A major production cut threatens to anger the United States, which has been pressuring Saudi Arabia to keep pumping more to further slash oil prices and cut revenues for Russia, while the West tries to blame Moscow for sending troops in to punish Ukraine.
The West accuses Russia of invading Ukraine, but the Kremlin speaks of a special military operation.
Saudi Arabia has not condemned Moscow’s actions given the difficult relations with the government of US President Joe Biden.
Last week, a source familiar with the Russian mindset said Moscow would welcome OPEC+ cutting 1 million bpd, or 1 percent of global supply.
That would be the biggest cut since 2020, when OPEC+ cut production by a record 10 million bpd as demand collapsed due to the COVID pandemic.
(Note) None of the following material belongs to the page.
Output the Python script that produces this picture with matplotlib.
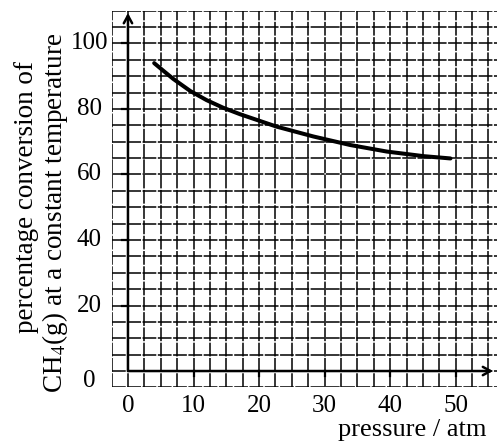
import numpy as np
import matplotlib.pyplot as plt
from matplotlib import transforms

plt.rcParams['font.family'] = ['Liberation Serif', 'DejaVu Serif']
plt.rcParams['mathtext.fontset'] = 'stix'

# curve
pressure = [4.0, 5.5, 6.9, 9.5, 12.0, 14.5, 17.1, 22.7, 28.3, 33.9, 39.5, 45.1, 49.2]
conversion = [94.0, 91.5, 89.2, 85.5, 82.7, 80.4, 78.4, 74.6, 71.6, 69.0, 67.0, 65.6, 64.9]

xticks = [0, 10, 20, 30, 40, 50]
yticks = [0, 20, 40, 60, 80, 100]
xlabel = "pressure / atm"
ylabel_lines = ["percentage conversion of", "CH$_4$(g) at a constant temperature"]

fig = plt.figure(figsize=(4.97, 4.43), dpi=100)
ax = fig.add_axes([0.2245, 0.1255, 0.7755, 0.8503])
ax.set_xlim(-2.5, 56.3)
ax.set_ylim(-5, 110)

# graph paper
gx = np.arange(-2.5, 57.6, 2.5)
gy = np.arange(-5, 110.1, 5)
for v in gx:
    ax.axvline(v, color='black', lw=1.1, dashes=(9, 1), zorder=1)
for v in gy:
    ax.axhline(v, color='black', lw=1.1, dashes=(9, 1), zorder=1)

for s in ax.spines.values():
    s.set_visible(False)
ax.set_xticks([])
ax.set_yticks([])

# axes with arrows
ax.annotate('', xy=(0, 109.3), xytext=(0, 0),
            arrowprops=dict(arrowstyle='->,head_length=0.55,head_width=0.3', lw=1.8, color='black',
                            shrinkA=0, shrinkB=0), zorder=3)
ax.annotate('', xy=(55.7, 0), xytext=(0, 0),
            arrowprops=dict(arrowstyle='->,head_length=0.55,head_width=0.3', lw=1.8, color='black',
                            shrinkA=0, shrinkB=0), zorder=3)

# little tick marks
for v in yticks[1:]:
    ax.plot([-0.9, 0], [v, v], color='black', lw=1.6, zorder=3)
for v in xticks[1:]:
    ax.plot([v, v], [-1.5, 0], color='black', lw=1.6, zorder=3)

# tick labels
tf_y = transforms.blended_transform_factory(ax.transAxes, ax.transData)
for v in yticks:
    off = transforms.ScaledTranslation(0, -10 / 100 if v == 0 else 0, fig.dpi_scale_trans)
    ax.text(-0.058, v, str(v), transform=tf_y + off, ha='center', va='center', fontsize=18)
tf_x = transforms.blended_transform_factory(ax.transData, ax.transAxes)
for v in xticks:
    ax.text(v, -0.02, str(v), transform=tf_x, ha='center', va='top', fontsize=18)

ax.plot(pressure, conversion, color='black', lw=2.9, solid_capstyle='round', zorder=4)

fig.text(487 / 497, 2 / 443, xlabel, ha='right', va='bottom', fontsize=19)
fig.text(27 / 497, (443 - 333) / 443, ylabel_lines[0], rotation=90, ha='center', va='bottom', fontsize=19.5)
fig.text(55 / 497, (443 - 393) / 443, ylabel_lines[1], rotation=90, ha='center', va='bottom', fontsize=19.5)

fig.savefig('out.png', dpi=100)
The group spent the next two years trying to reverse these record cuts.
On Sunday, the sources said the cut could exceed 1 million bpd. One of the sources suggesting cuts could also include a voluntary additional reduction in production by Saudi Arabia.
OPEC+ will meet in person in Vienna for the first time since March 2020.
Analysts and OPEC watchers like UBS and JP Morgan have suggested in recent days that a cut of around 1 million bpd is on the horizon and could help stem the price slide.
“$90 oil is non-negotiable for OPEC+ leaders, so they will act to maintain that price floor,” said Stephen Brennock of oil brokerage PVM.